How Romance Can Be like Extracting Teeth...
How Romance Can Be like Extracting Teeth...
(All personal details changed)
Just because you're a smart, successful career woman like my colleague Alexis, 34, doesn't stop you wanting romance at Valentines. Women who normally prefer a relationship-of-equals want a manly-man to emerge from his ‘new man-ness’ who takes the romance in hand.
He doesn't realise this, though, the poor thing. Before Valentine’s you wring your hands over dropping hints, or book it yourself, risk humiliating him and feeling bitter inside. Or decide in a huff to forget the whole idea. Do that and you’re liable to resent him. Overall, a lose-lose situation.
How can you extract romance without it being painful as dental work? Begin with a healthy dose of hinting now (only a fool waits till the night before!). Casually remark, "Valentines falls on Tueday this year - not so perfect - we can enjoy something special at the weekend instead."
Let that remark bed-in to his unsuspecting brain then elicit a competitive response: drop into a conversation how your best friend’s got wind her partner’s planning a wonderful Valentines surprise. Hopefully he'll want to compete with that.
Next induce a touch of insecurity, a day or two later with, "I'd hate it if we took each other for granted.
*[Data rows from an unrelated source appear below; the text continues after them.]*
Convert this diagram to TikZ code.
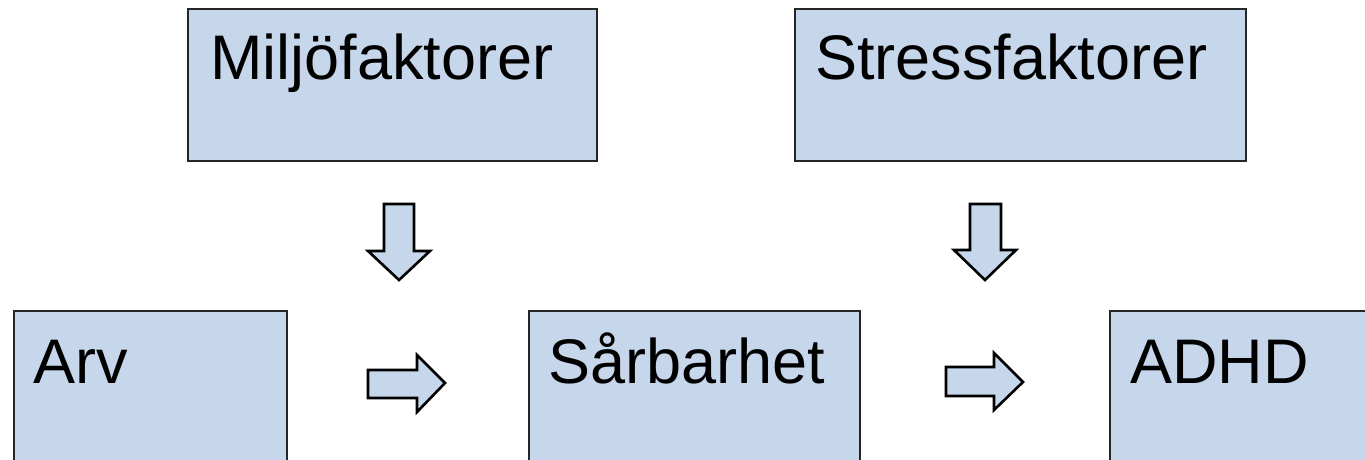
\documentclass[tikz,border=0pt]{standalone}
\usepackage{fontspec}
\setmainfont{Liberation Sans}
\definecolor{boxfill}{RGB}{198,215,236}
\begin{document}
\begin{tikzpicture}[x=1pt,y=-1pt,
  box/.style={draw=black!85,line width=1.7pt,fill=boxfill,anchor=north west,inner sep=0pt},
  lbl/.style={anchor=base west,inner sep=0pt,font=\fontsize{63}{70}\selectfont},
  blockarrow/.style={draw=black,line width=2.6pt,fill=boxfill,line join=miter}]
\useasboundingbox (0,0) rectangle (1365,460);
\clip (0,0) rectangle (1365,460);
\fill[white] (0,0) rectangle (1365,460);
% boxes
\node[box,minimum width=409pt,minimum height=152pt] (milj) at (187,8) {};
\node[box,minimum width=451pt,minimum height=152pt] (stress) at (794,8) {};
\node[box,minimum width=273pt,minimum height=160pt] (arv) at (13,310) {};
\node[box,minimum width=331pt,minimum height=160pt] (sar) at (528,310) {};
\node[box,minimum width=300pt,minimum height=160pt] (adhd) at (1109,310) {};
% labels
\node[lbl] (tmilj) at (210,80) {Miljöfaktorer};
\node[lbl] (tstress) at (815,80) {Stressfaktorer};
\node[lbl] (tarv) at (33,383) {Arv};
\node[lbl] (tsar) at (548,383) {Sårbarhet};
\node[lbl] (tadhd) at (1130,383) {ADHD};
% block arrows
\draw[blockarrow] (384,204) -- (414,204) -- (414,251) -- (430,251) -- (399,280) -- (368,251) -- (384,251) -- cycle;
\draw[blockarrow] (970,204) -- (1001,204) -- (1001,250) -- (1016,250) -- (985,280) -- (954,250) -- (970,250) -- cycle;
\draw[blockarrow] (368,370) -- (417,370) -- (417,355) -- (445,383) -- (417,412) -- (417,398) -- (368,398) -- cycle;
\draw[blockarrow] (946,367) -- (994,367) -- (994,353) -- (1023,382) -- (994,410) -- (994,396) -- (946,396) -- cycle;
\end{tikzpicture}
\end{document}
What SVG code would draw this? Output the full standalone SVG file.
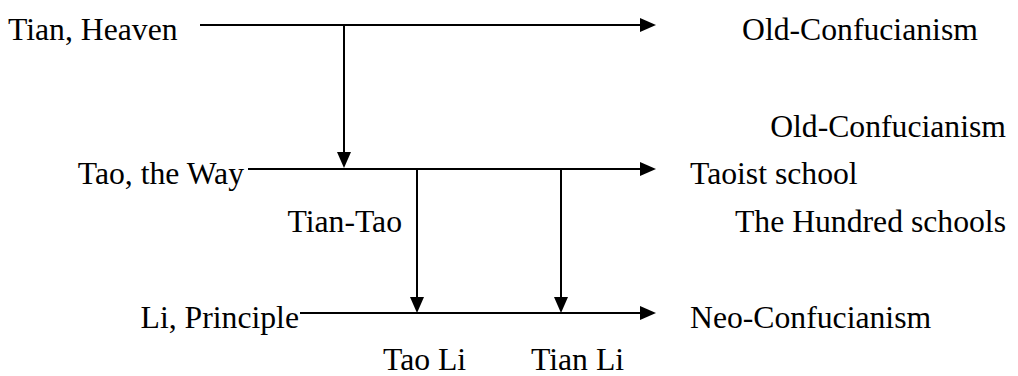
<svg xmlns="http://www.w3.org/2000/svg" width="1018" height="376" viewBox="0 0 1018 376">
  <style>
    .t { font-family: 'Liberation Serif', 'Times New Roman', Times, 'DejaVu Serif', serif; font-size: 31.7px; fill: #000; }
    .end { text-anchor: end; }
    .wire { stroke: #000; stroke-width: 2; fill: none; marker-end: url(#head); }
  </style>
  <defs>
    <marker id="head" viewBox="0 0 16 14" refX="0" refY="7" markerWidth="16" markerHeight="14" markerUnits="userSpaceOnUse" orient="auto">
      <path d="M0,0 L16,7 L0,14 Z" fill="#000"/>
    </marker>
  </defs>

  <rect width="1018" height="376" fill="#fff"/>

  <g id="connectors">
    <!-- Tian row -->
    <line class="wire" x1="200" y1="25" x2="640" y2="25"/>
    <line class="wire" x1="344" y1="25" x2="344" y2="152"/>
    <!-- Tao row -->
    <line class="wire" x1="248" y1="169" x2="640" y2="169"/>
    <line class="wire" x1="417" y1="169" x2="417" y2="297"/>
    <line class="wire" x1="561" y1="169" x2="561" y2="297"/>
    <!-- Li row -->
    <line class="wire" x1="300" y1="313" x2="640" y2="313"/>
  </g>

  <g font-family="Liberation Serif, serif">
    <g id="node-tian"><text class="t" x="8" y="40">Tian, Heaven</text></g>
    <g id="node-old-confucianism-1"><text class="t" x="742" y="40">Old-Confucianism</text></g>

    <g id="node-tao"><text class="t end" x="244" y="184">Tao, the Way</text></g>
    <g id="node-old-confucianism-2"><text class="t end" x="1006" y="137">Old-Confucianism</text></g>
    <g id="node-taoist"><text class="t" x="690" y="184">Taoist school</text></g>
    <g id="node-hundred"><text class="t end" x="1006" y="232">The Hundred schools</text></g>
    <g id="label-tian-tao"><text class="t end" x="402" y="232">Tian-Tao</text></g>

    <g id="node-li"><text class="t end" x="299" y="328">Li, Principle</text></g>
    <g id="node-neo"><text class="t" x="690" y="328">Neo-Confucianism</text></g>
    <g id="label-tao-li"><text class="t" x="383" y="370">Tao Li</text></g>
    <g id="label-tian-li"><text class="t" x="531" y="370">Tian Li</text></g>
  </g>
</svg>
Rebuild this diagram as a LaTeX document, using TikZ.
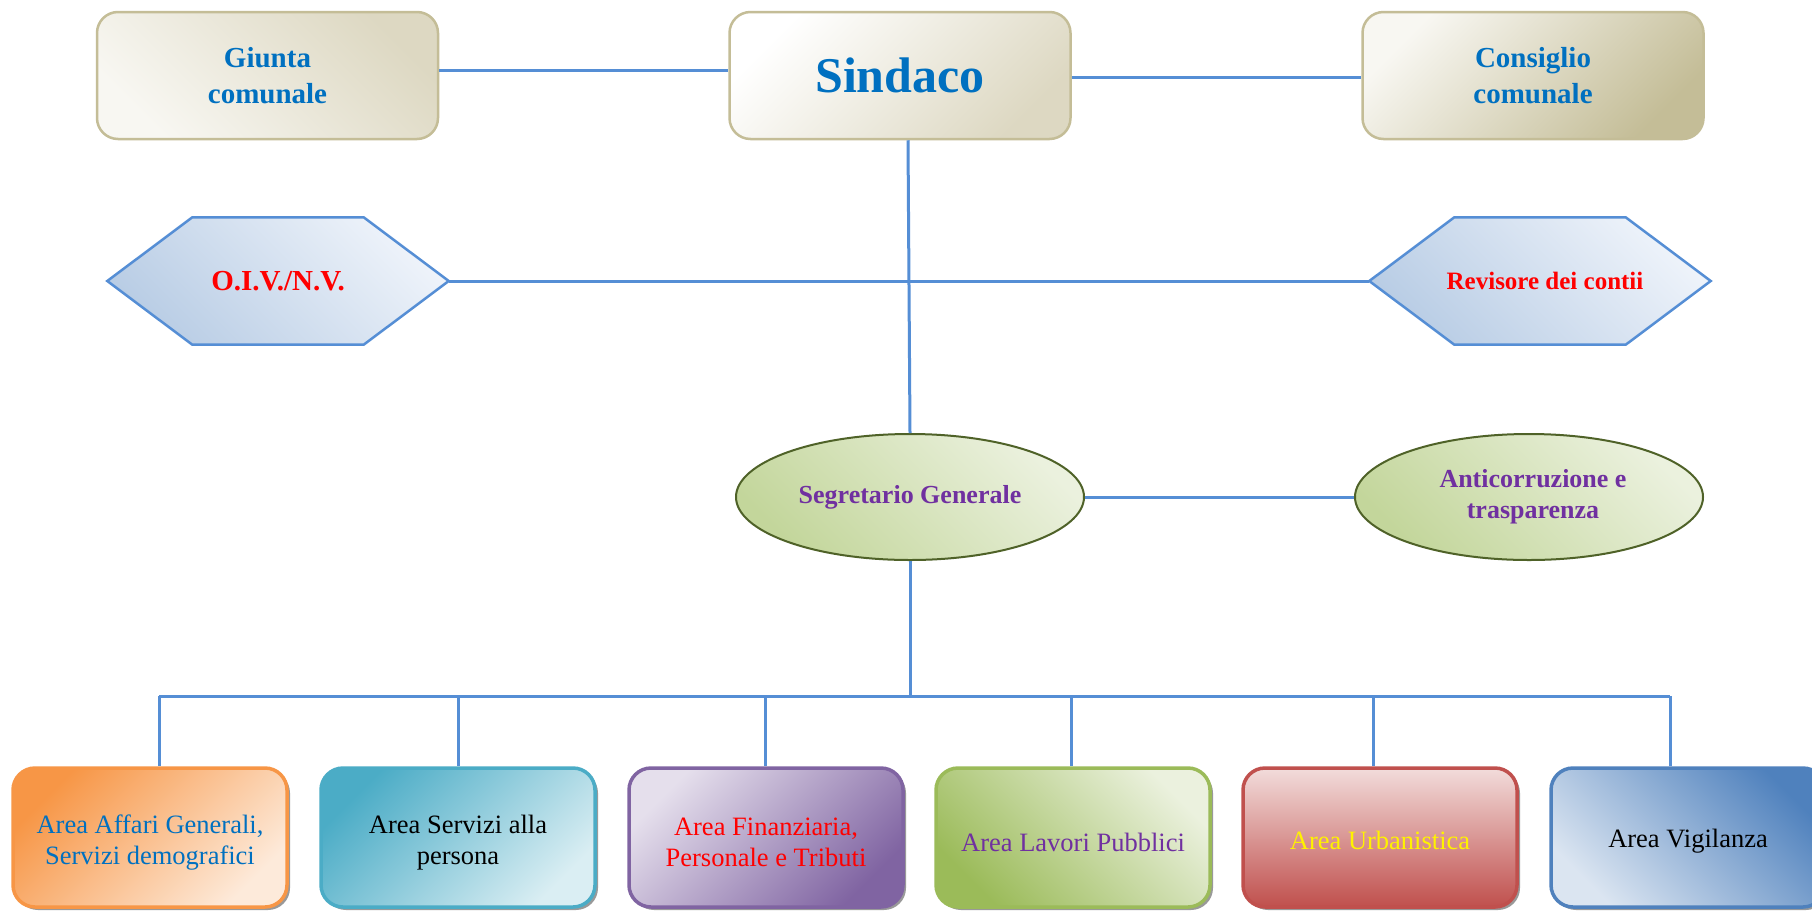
\documentclass[tikz,border=0pt]{standalone}
\usepackage{fontspec}
\setmainfont{Liberation Serif}
\usetikzlibrary{shapes.geometric,shadows,backgrounds}
\definecolor{lineblue}{HTML}{558ED5}
\definecolor{tanborder}{HTML}{C4BD97}
\definecolor{tanlight}{HTML}{F8F7F2}
\definecolor{tanmid}{HTML}{DDD8C2}
\definecolor{txtblue}{HTML}{0070C0}
\definecolor{txtpurple}{HTML}{7030A0}
\definecolor{hexborder}{HTML}{558ED5}
\definecolor{hexdark}{HTML}{B9CDE5}
\definecolor{hexlight}{HTML}{EEF3FA}
\definecolor{ellborder}{HTML}{4F6228}
\definecolor{elldark}{HTML}{C3D69B}
\definecolor{elllight}{HTML}{EBF1DE}
\definecolor{orangeA}{HTML}{F79646}
\definecolor{orangeB}{HTML}{FDEADA}
\definecolor{tealA}{HTML}{4BACC6}
\definecolor{tealB}{HTML}{DAEEF3}
\definecolor{purpA}{HTML}{8064A2}
\definecolor{purpB}{HTML}{E5DFEC}
\definecolor{greenA}{HTML}{9BBB59}
\definecolor{greenB}{HTML}{EBF1DE}
\definecolor{redA}{HTML}{C0504D}
\definecolor{redB}{HTML}{F2DCDB}
\definecolor{blueA}{HTML}{4F81BD}
\definecolor{blueB}{HTML}{DBE5F1}
\tikzset{
  conn/.style={draw=lineblue, line width=3pt},
  topbox/.style={rectangle, rounded corners=21pt, draw=tanborder, line width=2.5pt,
    minimum width=341pt, minimum height=127pt, align=center, text=txtblue,
    font=\fontsize{29}{36}\selectfont\bfseries},
  hexnode/.style={rectangle, minimum width=341pt, minimum height=127pt, inner sep=0pt,
    align=center, text=red, font=\fontsize{29}{36}\selectfont\bfseries},
  hexpath/.style={draw=hexborder, line width=2.5pt, top color=hexlight, bottom color=hexdark, shading angle=-45},
  ellnode/.style={ellipse, draw=ellborder, line width=2pt, minimum width=348pt, minimum height=126pt,
    inner sep=0pt, top color=elllight, bottom color=elldark, shading angle=-45,
    align=center, text=txtpurple, font=\fontsize{26}{31}\selectfont\bfseries},
  areabox/.style={rectangle, rounded corners=22pt, line width=3.5pt, minimum width=274pt,
    minimum height=139pt, align=center, font=\fontsize{26.5}{31}\selectfont,
    drop shadow={shadow xshift=3pt, shadow yshift=-3pt, fill=black!40, opacity=1}},
  arealabel/.style={align=center, font=\fontsize{26.5}{31}\selectfont}
}
\begin{document}
\begin{tikzpicture}[x=1pt,y=-1pt]
\clip (0,0) rectangle (1812,911);

% top row
\node[topbox, top color=tanmid, bottom color=tanlight, shading angle=-45] (giunta) at (267.5,75.5) {Giunta\\comunale};
\node[topbox, top color=white, bottom color=tanmid, shading angle=45, font=\fontsize{50}{56}\selectfont\bfseries] (sindaco) at (900,75.5) {Sindaco};
\node[topbox, top color=tanlight, bottom color=tanborder, shading angle=45] (consiglio) at (1533,75.5) {Consiglio\\comunale};

% hexagons
\node[hexnode] (oiv) at (278,281) {O.I.V./N.V.};
\node[hexnode, font=\fontsize{25}{30}\selectfont\bfseries] (rev) at (1540,281) {\hspace*{10pt}Revisore dei contii};
\begin{scope}[on background layer]
\fill[white] (0,0) rectangle (1812,911);
\path[hexpath] (oiv.west) -- ([xshift=85pt]oiv.north west) -- ([xshift=-85pt]oiv.north east)
  -- (oiv.east) -- ([xshift=-85pt]oiv.south east) -- ([xshift=85pt]oiv.south west) -- cycle;
\path[hexpath] (rev.west) -- ([xshift=85pt]rev.north west) -- ([xshift=-85pt]rev.north east)
  -- (rev.east) -- ([xshift=-85pt]rev.south east) -- ([xshift=85pt]rev.south west) -- cycle;
\end{scope}

% ellipses
\node[ellnode] (segr) at (910,497) {Segretario Generale};
\node[ellnode] (anti) at (1529,497) {\hspace*{8pt}Anticorruzione e\\\hspace*{8pt}trasparenza};

% bottom areas
\node[areabox, draw=orangeA, top color=orangeA, bottom color=orangeB, shading angle=45] (a1) at (150,837.5) {};
\node[areabox, draw=tealA, top color=tealA, bottom color=tealB, shading angle=45] (a2) at (458,837.5) {};
\node[areabox, draw=purpA, top color=purpB, bottom color=purpA, shading angle=45] (a3) at (766,837.5) {};
\node[areabox, draw=greenA, top color=greenB, bottom color=greenA, shading angle=-45] (a4) at (1073,837.5) {};
\node[areabox, draw=redA, top color=redB, middle color=redB!80!redA, bottom color=redA] (a5) at (1380,837.5) {};
\node[areabox, draw=blueA, top color=blueA, bottom color=blueB, shading angle=-45] (a6) at (1688,837.5) {};
\node[arealabel, text=txtblue] (t1) at ([yshift=-5pt]a1.center) {Area Affari Generali,\\Servizi demografici};
\node[arealabel, text=black] (t2) at ([yshift=-5pt]a2.center) {Area Servizi alla\\persona};
\node[arealabel, text=red] (t3) at ([yshift=-5pt]a3.center) {Area Finanziaria,\\Personale e Tributi};
\node[arealabel, text=txtpurple] (t4) at ([yshift=-5pt]a4.center) {Area Lavori Pubblici};
\node[arealabel, text=yellow] (t5) at ([yshift=-3pt]a5.center) {Area Urbanistica};
\node[arealabel, text=black] (t6) at ([yshift=-4pt]a6.center) {Area Vigilanza};

% connectors
\draw[conn] ([yshift=5pt]giunta.east) -- ([yshift=5pt]sindaco.west);
\draw[conn] ([yshift=-1.5pt]sindaco.east) -- ([yshift=-1.5pt]consiglio.west);
\draw[conn] (oiv.east) -- (rev.west);
\draw[conn] ([xshift=8pt]sindaco.south) -- (segr.north);
\draw[conn] (segr.east) -- (anti.west);
\coordinate (bus) at (910,696);
\draw[conn] (segr.south) -- (bus);
\coordinate (b1) at (159,696);
\coordinate (b2) at (458,696);
\coordinate (b3) at (765,696);
\coordinate (b4) at (1071,696);
\coordinate (b5) at (1373,696);
\coordinate (b6) at (1670,696);
\draw[conn] (b1) -- (b6);
\draw[conn] (b1) -- (b1 |- a1.north);
\draw[conn] (b2) -- (b2 |- a2.north);
\draw[conn] (b3) -- (b3 |- a3.north);
\draw[conn] (b4) -- (b4 |- a4.north);
\draw[conn] (b5) -- (b5 |- a5.north);
\draw[conn] (b6) -- (b6 |- a6.north);
\end{tikzpicture}
\end{document}
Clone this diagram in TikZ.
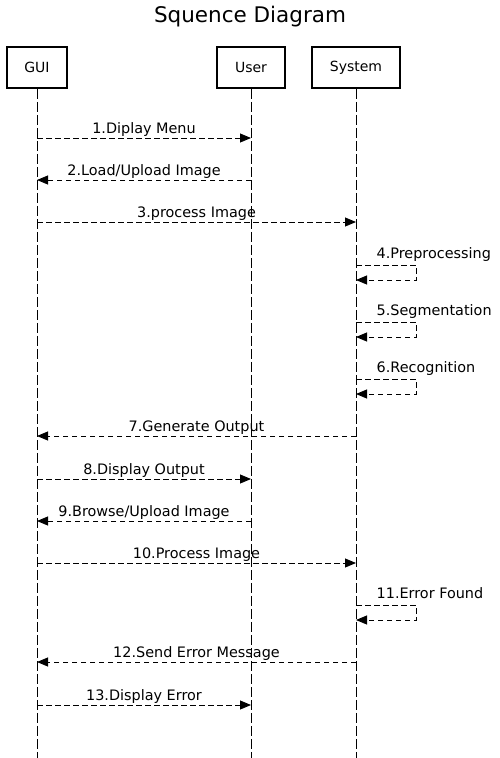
\documentclass[tikz,border=0pt]{standalone}
\usepackage{fontspec}
\setmainfont{DejaVu Sans}
\usetikzlibrary{arrows.meta}
\usetikzlibrary{positioning}

\tikzset{
  actor/.style={rectangle,draw,line width=1.8pt,minimum height=41pt,font=\fontsize{14}{16}\selectfont},
  lifeline/.style={dash pattern=on 10pt off 3pt,line width=0.9pt},
  msg/.style={dash pattern=on 5.5pt off 3.5pt,line width=0.9pt,-{Triangle[length=11pt,width=9pt]}},
  msglabel/.style={anchor=base,yshift=4.5pt,inner sep=0pt,font=\fontsize{14.4}{16}\selectfont}
}

\begin{document}
\begin{tikzpicture}[x=1pt,y=-1pt]
        \useasboundingbox (0,0) rectangle (499,758);
        \node at (250,16.5) (title) {\fontsize{21.5}{24}\selectfont Squence Diagram};

        \node at (37,67.5) [actor,minimum width=60pt] (gui) {GUI};
        \node at (251,67.5) [actor,minimum width=68pt] (user) {User};
        \node at (356,67.5) [actor,minimum width=88pt] (system) {System};

        \foreach \n in {gui,user,system}
          \draw[lifeline] (\n.south) -- (\n |- 0,758);

        \draw[msg] (gui |- 0,138)    -- (user |- 0,138) node [midway, msglabel] {1.Diplay Menu};
        \draw[msg] (user |- 0,180)   -- (gui |- 0,180) node [midway, msglabel] {2.Load/Upload Image};
        \draw[msg] (gui |- 0,222)    -- (system |- 0,222) node [midway, msglabel] {3.process Image};

        \draw[msg] (system |- 0,265) -- ++(60,0) -- ++(0,15) -- (system |- 0,280);
        \node [msglabel,anchor=base west,yshift=0pt] at (376.5,263) (pre) {4.Preprocessing};
        \draw[msg] (system |- 0,322) -- ++(60,0) -- ++(0,15) -- (system |- 0,337);
        \node [msglabel,anchor=base west,yshift=0pt] at (376.5,320) (seg) {5.Segmentation};
        \draw[msg] (system |- 0,379) -- ++(60,0) -- ++(0,15) -- (system |- 0,394);
        \node [msglabel,anchor=base west,yshift=0pt] at (376.5,377) (rec) {6.Recognition};

        \draw[msg] (system |- 0,436) -- (gui |- 0,436) node [midway, msglabel] {7.Generate Output};
        \draw[msg] (gui |- 0,479)    -- (user |- 0,479) node [midway, msglabel] {8.Display Output};
        \draw[msg] (user |- 0,521)   -- (gui |- 0,521) node [midway, msglabel] {9.Browse/Upload Image};
        \draw[msg] (gui |- 0,563)    -- (system |- 0,563) node [midway, msglabel] {10.Process Image};

        \draw[msg] (system |- 0,605) -- ++(60,0) -- ++(0,15) -- (system |- 0,620);
        \node [msglabel,anchor=base west,yshift=0pt] at (376.5,603) (err) {11.Error Found};

        \draw[msg] (system |- 0,662) -- (gui |- 0,662) node [midway, msglabel] {12.Send Error Message};
        \draw[msg] (gui |- 0,705)    -- (user |- 0,705) node [midway, msglabel] {13.Display Error};
    \end{tikzpicture}
\end{document}
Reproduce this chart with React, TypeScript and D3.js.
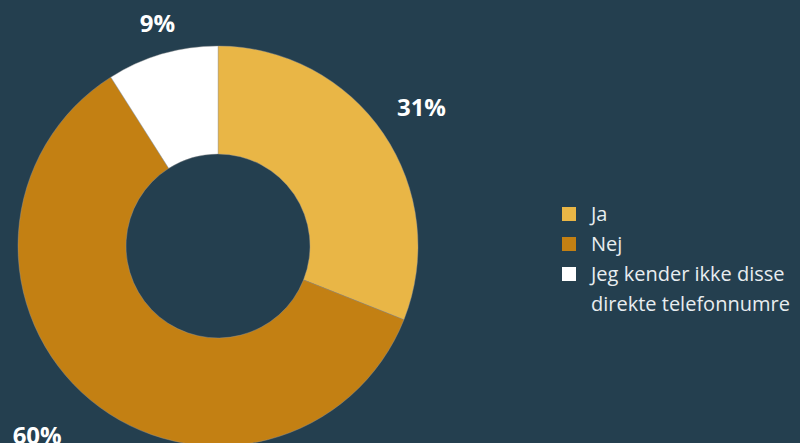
import React from "react";
import * as d3 from "d3";

const categories = ["Ja", "Nej", "Jeg kender ikke disse direkte telefonnumre"];
const legendLines = [["Ja"], ["Nej"], ["Jeg kender ikke disse", "direkte telefonnumre"]];
const values = [31, 60, 9];
const colors = ["#e9b646", "#c38013", "#ffffff"];

export default function App() {
  const W = 800, H = 443;
  const cx = 218, cy = 246, rOuter = 200, rInner = 92;
  const pie = d3.pie<number>().sort(null).value((d) => d)(values);
  const arc = d3.arc<d3.PieArcDatum<number>>().innerRadius(rInner).outerRadius(rOuter);
  const labelR = 246;
  const fs = 24;
  let ly = 214;
  return (
    <svg width={W} height={H} style={{ position: "absolute", left: 0, top: 0, display: "block" }}>
      <rect width={W} height={H} fill="#243f4f" />
      <g transform={`translate(${cx},${cy})`}>
        {pie.map((p, i) => (
          <path key={i} d={arc(p) || ""} fill={colors[i]} stroke="#9a9a9a" strokeWidth={0.4} />
        ))}
      </g>
      {pie.map((p, i) => {
        const a = (p.startAngle + p.endAngle) / 2;
        let x = cx + Math.sin(a) * labelR;
        let y = cy - Math.cos(a) * labelR;
        // keep labels inside the top edge
        if (y < 24) { y = 24; x += 8; }
        // left-side labels near the bottom are drawn a little further out
        if (Math.sin(a) < -0.5 && y > H - 20) x -= 24;
        return (
          <text key={i} x={x} y={y} dy="0.35em" textAnchor="middle" fill="#ffffff"
            fontFamily="'Open Sans', 'Noto Sans', sans-serif" fontWeight={700} fontSize={fs}>
            {`${values[i]}%`}
          </text>
        );
      })}
      <g fontFamily="'Open Sans', 'Noto Sans', sans-serif" fontSize={20} fill="#e8edf0">
        {legendLines.map((lines, i) => {
          const y0 = ly;
          ly += lines.length * 30;
          return (
            <g key={i}>
              <rect x={562} y={y0 - 7} width={14} height={14} fill={colors[i]} />
              {lines.map((t, j) => (
                <text key={j} x={591} y={y0 + j * 30} dy="0.35em">{t}</text>
              ))}
            </g>
          );
        })}
      </g>
    </svg>
  );
}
We should spoil each other more!" The desired effect is that he thinks you feel taken for granted and he should take action.
Finally show yourself in a caring-sharing light because selfishness over romance won't go unnoticed by him. Ask if there’s any surprise he'd like for Valentines. Yes, you may want it to be all about you but it's about the two of you!
If hinting and plotting doesn't appeal to you than one clear statement should positively alter Valentines from here to eternity. Without suggesting he’s been a hopeless loser in the past, ask him for the evening you want. Say you'd love him to dream up some romance, book the restaurant, cabs, etc., and you’ll forever appreciate it. Much better than facing the usual gnawing disappointment pre-, on, and post-Valentines.